5 out of 5 stars A Must Read   September 19, 2008
After reading this from the library I immediately ordered five copies to be given to my children and grandchildren for Christmas with the instruction that they must read and act upon it.


5 out of 5 stars Wise and Timely Book   July 31, 2008
This is a wise, thoughtful, deeply probing assessment of The United States current situation, with sensible prescriptions to address problems. Every American should read it.


5 out of 5 stars High School Required Reading   July 23, 2008
I am sending my copy of "A LETTER TO AMERICA"A Letter to America by David Boren to the Arizona State Superintentent of Public Schools with the recomendation that he read it and mandate it to be required reading for all High School Junior Students. If I could afford it, I'd send a copy to every citizen in the United States!
My wife, Pegge, is ordering a copy to send to Opra.
Tom Downs, Scottsdale, AZ



3 out of 5 stars Usual list of well-known National Problems; weak on solutions   July 15, 2008
 1 out of 1 found this review helpful

This short book represents David Boren's current views of the problems facing the USA. I found his dispassionate discussion of the US's relation to the world, the destructiveness of partisanship, campaign corruption, economic health, the disappearing middle class, and the Urgency of Memory (best chapter in the book) to be good summaries of where the USA stands today. I did not see Boren saying "we are at a crossroads", however.

Overall, each of these problems have been discussed in the media in one form or another, so to me, it seem like a better than average repitition of what's out there. However, the CHapter on "The Urgency of Memory" caught my eye and should be restated as an "op Ed" column. It is by far the best chapter in the book, and it contained much in it that was new to me.

Boren quotes the following passage from an address entitled "The Urgency of Memory" in which the importance of Americans returning to humanistic studies was emphasized to understand themselves and their place in the world following the attacks of September 11, 2001.

"A nation that does not know why it exists or what it stands for cannot be expected to long endure. We must recover from the amnesia that shrouds our history in darkness, our principles in confusion, and our future in uncertainty. We cannot expect that a nation which has lost its memory will keep its vision. We cannot hope that forgetting our past will enhance our focus for the future."

Boren then summarizes the demise of teaching of American History and Civics in US high schools, colleges, and other institutions of higher learning. He rightfully criticizes the demise of academic standards through out the American educational system because of political correctness and recommends that American history and Civics be required of all university graduates.

My own recollection is that the main purpose of the American primary and secondary school system was to teach American History and civics to immigrants so as to integrate them into American Society.
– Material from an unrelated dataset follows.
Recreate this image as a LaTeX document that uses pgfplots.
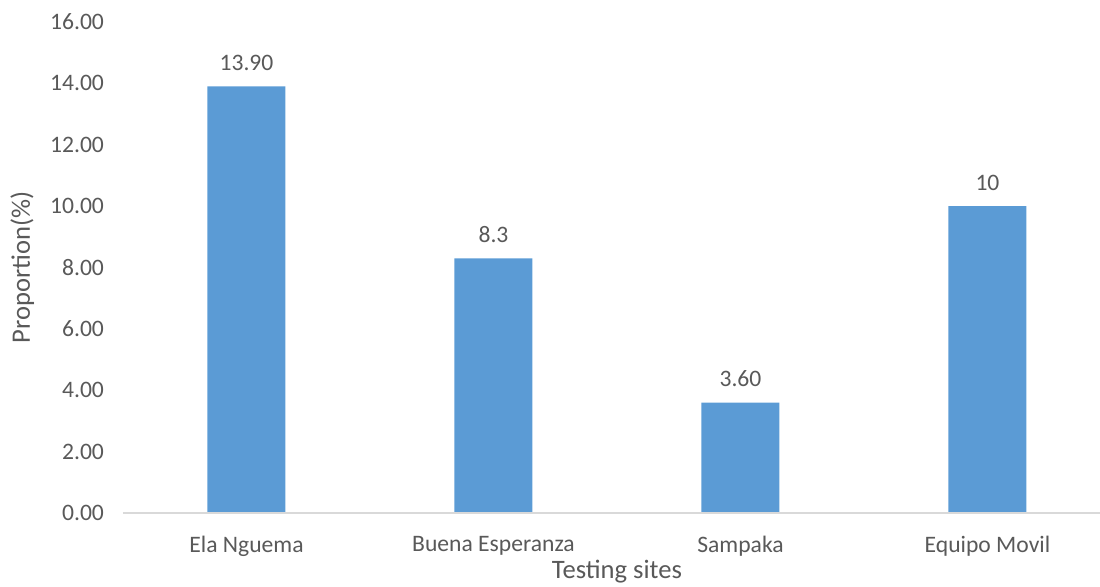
\documentclass[border=0pt]{standalone}
\usepackage{pgfplots}
\pgfplotsset{compat=1.18}
\usepackage{fontspec}
\setmainfont{Carlito}
\definecolor{barblue}{HTML}{5B9BD5}
\definecolor{txtgray}{HTML}{595959}
\definecolor{axgray}{HTML}{D9D9D9}
\begin{document}
\begin{tikzpicture}
\begin{axis}[
    name=ax,
    scale only axis,
    width=494pt, height=245.5pt,
    xmin=-0.5, xmax=3.5,
    ymin=0, ymax=16,
    ytick={0,2,...,16},
    xtick=data,
    xticklabels={Ela Nguema, Buena Esperanza, Sampaka, Equipo Movil},
    major tick length=0pt,
    axis line style={draw=none},
    axis x line*=bottom,
    axis y line*=left,
    tick label style={font=\fontsize{11.8}{14}\selectfont, text=txtgray},
    yticklabel style={/pgf/number format/fixed, /pgf/number format/fixed zerofill,
        /pgf/number format/precision=2, /pgf/number format/assume math mode=true, xshift=-6pt},
    xticklabel style={yshift=-8pt},
    xlabel={Testing sites},
    ylabel={Proportion(\%)},
    label style={font=\fontsize{13.3}{15}\selectfont, text=txtgray},
    xlabel style={at={(axis description cs:0.5,0)}, anchor=center, yshift=-29.5pt},
    ylabel style={at={(axis description cs:-0.102,0.5)}, anchor=center},
    ybar, bar width=39pt,
    point meta=explicit symbolic,
    nodes near coords,
    nodes near coords style={font=\fontsize{11.8}{14}\selectfont, text=txtgray, anchor=south, inner sep=0pt, yshift=7.75pt},
    clip=false,
]
\addplot[fill=barblue, draw=none] coordinates {(0,13.9)[13.90] (1,8.3)[8.3] (2,3.6)[3.60] (3,10)[10]};
\draw[axgray, line width=1pt] (axis cs:-0.5,0) -- (axis cs:3.5,0);
\end{axis}
\pgfresetboundingbox
\path[use as bounding box] (ax.south west) ++(-61.5pt,-36.5pt) rectangle ++(550pt,293pt);
\end{tikzpicture}
\end{document}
If it is indeed true that American primary and secondary education has abdicated this reponsibility, we are in trouble.

The solution: Mandate that all immigrant and foreign students not only learn English, but also American History and Civics at ALL levels of the US educational system from kindergarten to the graduate school. Once implemented, make it mandatory for ALL students.
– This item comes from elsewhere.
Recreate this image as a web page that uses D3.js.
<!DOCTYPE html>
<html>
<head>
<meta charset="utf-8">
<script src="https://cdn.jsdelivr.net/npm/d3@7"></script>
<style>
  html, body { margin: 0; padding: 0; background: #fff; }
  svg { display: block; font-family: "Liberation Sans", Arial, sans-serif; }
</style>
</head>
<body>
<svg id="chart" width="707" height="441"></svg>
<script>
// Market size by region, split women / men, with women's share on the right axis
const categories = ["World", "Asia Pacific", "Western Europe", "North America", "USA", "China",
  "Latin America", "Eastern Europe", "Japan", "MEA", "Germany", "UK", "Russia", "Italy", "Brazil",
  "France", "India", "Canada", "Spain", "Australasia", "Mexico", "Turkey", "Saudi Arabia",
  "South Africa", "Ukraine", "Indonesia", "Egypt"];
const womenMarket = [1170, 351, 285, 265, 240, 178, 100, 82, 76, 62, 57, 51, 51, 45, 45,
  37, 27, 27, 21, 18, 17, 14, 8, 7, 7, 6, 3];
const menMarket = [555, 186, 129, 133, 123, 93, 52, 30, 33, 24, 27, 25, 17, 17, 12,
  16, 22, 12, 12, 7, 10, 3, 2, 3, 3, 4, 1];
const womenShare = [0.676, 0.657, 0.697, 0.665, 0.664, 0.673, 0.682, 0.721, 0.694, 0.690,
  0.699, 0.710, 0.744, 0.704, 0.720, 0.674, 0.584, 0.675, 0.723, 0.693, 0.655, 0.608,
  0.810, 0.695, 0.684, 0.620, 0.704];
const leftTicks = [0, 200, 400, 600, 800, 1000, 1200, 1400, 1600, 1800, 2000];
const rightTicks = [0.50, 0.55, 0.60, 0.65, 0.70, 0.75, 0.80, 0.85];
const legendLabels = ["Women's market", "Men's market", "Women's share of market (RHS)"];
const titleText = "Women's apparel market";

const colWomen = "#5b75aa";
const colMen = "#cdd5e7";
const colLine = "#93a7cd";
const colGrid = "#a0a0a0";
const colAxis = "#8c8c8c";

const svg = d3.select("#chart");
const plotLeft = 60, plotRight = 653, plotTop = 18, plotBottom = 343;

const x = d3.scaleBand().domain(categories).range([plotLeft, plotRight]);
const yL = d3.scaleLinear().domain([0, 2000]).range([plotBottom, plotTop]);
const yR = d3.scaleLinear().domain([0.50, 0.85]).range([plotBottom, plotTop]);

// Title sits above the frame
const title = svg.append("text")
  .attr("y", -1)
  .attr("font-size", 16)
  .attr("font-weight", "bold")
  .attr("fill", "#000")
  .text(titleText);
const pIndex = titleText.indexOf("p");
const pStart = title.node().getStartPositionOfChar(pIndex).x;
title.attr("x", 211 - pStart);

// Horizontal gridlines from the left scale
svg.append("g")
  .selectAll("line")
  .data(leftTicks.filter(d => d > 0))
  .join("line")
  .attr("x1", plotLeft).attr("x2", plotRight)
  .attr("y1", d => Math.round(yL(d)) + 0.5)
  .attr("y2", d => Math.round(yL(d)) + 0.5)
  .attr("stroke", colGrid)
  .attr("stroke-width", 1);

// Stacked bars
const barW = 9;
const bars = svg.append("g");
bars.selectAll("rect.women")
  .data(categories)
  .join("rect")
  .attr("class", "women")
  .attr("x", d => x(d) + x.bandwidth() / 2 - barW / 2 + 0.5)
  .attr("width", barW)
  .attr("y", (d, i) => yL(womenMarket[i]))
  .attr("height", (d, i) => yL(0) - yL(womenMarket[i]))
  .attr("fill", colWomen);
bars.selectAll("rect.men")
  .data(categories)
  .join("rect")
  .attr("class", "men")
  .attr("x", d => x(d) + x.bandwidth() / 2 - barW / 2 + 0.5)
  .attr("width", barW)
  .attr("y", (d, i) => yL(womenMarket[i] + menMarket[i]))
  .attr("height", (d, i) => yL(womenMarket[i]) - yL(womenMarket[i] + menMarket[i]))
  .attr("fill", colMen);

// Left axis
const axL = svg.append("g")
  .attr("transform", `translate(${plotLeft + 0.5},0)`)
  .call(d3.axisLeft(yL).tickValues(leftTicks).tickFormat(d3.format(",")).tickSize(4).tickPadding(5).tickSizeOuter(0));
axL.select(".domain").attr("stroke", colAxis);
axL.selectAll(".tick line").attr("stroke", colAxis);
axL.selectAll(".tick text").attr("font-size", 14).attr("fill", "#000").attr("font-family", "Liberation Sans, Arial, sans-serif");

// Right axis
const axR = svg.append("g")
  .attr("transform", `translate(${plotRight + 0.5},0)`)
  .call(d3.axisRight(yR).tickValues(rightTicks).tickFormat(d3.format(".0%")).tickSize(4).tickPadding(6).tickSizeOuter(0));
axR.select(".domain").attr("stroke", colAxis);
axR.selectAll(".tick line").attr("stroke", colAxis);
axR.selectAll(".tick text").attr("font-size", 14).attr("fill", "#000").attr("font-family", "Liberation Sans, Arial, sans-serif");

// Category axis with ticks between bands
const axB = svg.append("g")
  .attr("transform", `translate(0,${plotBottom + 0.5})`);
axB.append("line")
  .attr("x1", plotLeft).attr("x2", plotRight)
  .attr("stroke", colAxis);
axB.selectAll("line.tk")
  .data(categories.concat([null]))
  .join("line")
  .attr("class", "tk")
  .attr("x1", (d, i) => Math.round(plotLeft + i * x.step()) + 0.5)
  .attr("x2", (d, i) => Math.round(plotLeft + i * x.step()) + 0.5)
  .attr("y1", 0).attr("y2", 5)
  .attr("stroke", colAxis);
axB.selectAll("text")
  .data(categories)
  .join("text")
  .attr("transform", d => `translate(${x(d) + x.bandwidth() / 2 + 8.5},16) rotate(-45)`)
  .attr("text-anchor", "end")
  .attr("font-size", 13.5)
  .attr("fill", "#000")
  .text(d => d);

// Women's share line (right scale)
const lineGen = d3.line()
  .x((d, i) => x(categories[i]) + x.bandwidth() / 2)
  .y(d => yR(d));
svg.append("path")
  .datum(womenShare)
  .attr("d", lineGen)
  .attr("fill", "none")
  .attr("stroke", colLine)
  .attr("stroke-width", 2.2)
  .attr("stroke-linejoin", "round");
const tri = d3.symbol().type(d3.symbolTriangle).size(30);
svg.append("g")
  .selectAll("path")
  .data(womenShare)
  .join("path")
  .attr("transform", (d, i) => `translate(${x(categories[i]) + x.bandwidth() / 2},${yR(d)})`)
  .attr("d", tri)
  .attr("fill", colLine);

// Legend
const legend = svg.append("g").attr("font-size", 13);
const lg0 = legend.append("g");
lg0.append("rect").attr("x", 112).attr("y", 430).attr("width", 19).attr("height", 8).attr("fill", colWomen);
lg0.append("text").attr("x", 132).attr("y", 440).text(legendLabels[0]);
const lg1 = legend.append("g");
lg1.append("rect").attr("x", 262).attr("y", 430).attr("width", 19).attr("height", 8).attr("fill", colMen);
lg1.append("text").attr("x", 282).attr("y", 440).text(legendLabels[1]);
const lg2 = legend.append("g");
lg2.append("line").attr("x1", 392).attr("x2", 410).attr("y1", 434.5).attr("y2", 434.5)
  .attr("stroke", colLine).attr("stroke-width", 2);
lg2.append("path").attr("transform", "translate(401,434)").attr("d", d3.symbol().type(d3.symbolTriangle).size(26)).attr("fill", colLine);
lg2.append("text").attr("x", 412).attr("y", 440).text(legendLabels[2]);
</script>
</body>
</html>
How can that be done?: By executive order, instruct the Department of Education to withold federal funding from primry and secondary school systems unless such a requirement is instituted. Second, by executive order, mandate the same requirement in all American Unviersities who receive federal funds for research, extension and other services or risk seeing their funds evaporate. That's at least a start.

As for Boren's other solutions, I found them weak. I felt that they represented a nostalgic trip to his younger days when life was 'simpler' or in the US Senate, where things at one time were more "collegial".
I saw no recommendations that would reinvent America along our traditional model in a new framework for the 21st century.